One can see here where Mike Flanagan might have got his idea for the house as (SPOILER) a comforting presence for a distressed soul. Even though there’s never any characterisation or presentation of spooks, Eleanor’s conviction that “I’m the one who’s supposed to stay here” resolves itself with her car wreck and the conclusion that “It was what she wanted. She had no place else to go. The house belongs to her now too”. Which you wouldn’t call upbeat, exactly, but certainly as ambiguous as the rest of the picture.

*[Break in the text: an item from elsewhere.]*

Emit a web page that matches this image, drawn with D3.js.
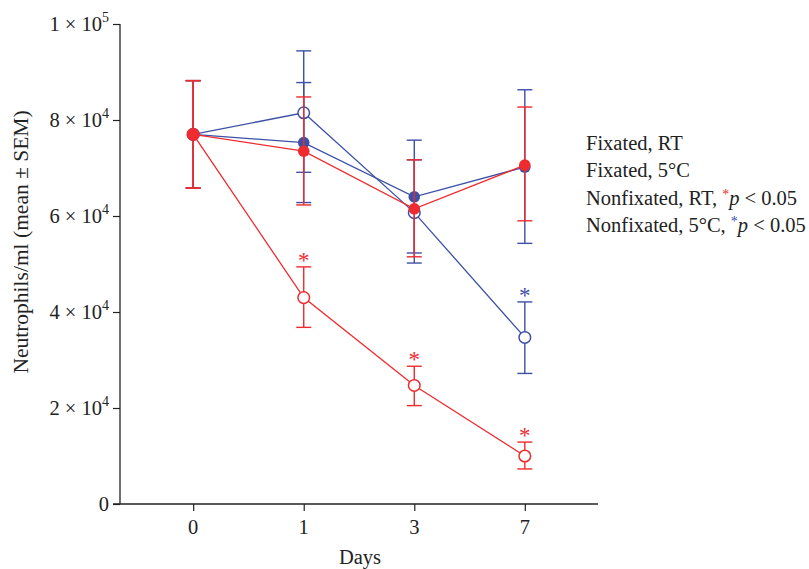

Wise shot the film in the UK, even though it’s set in New England, and with Johnson’s lead and support from Valentine Dyall and Rosalie Crutchley as the accent-sporting housekeepers, it’s easy to forget it’s supposed to be set in the States. At times too, it’s easy to forget it’s supposed to be a horror film. I suspect this lack of emphasis on “cheap” tactics is part of the reason it’s held in such esteem. But as good as it is, it might have been even better if the ambiguity of the supernatural had extended to the presentation of Eleanor’s unsettled mental state.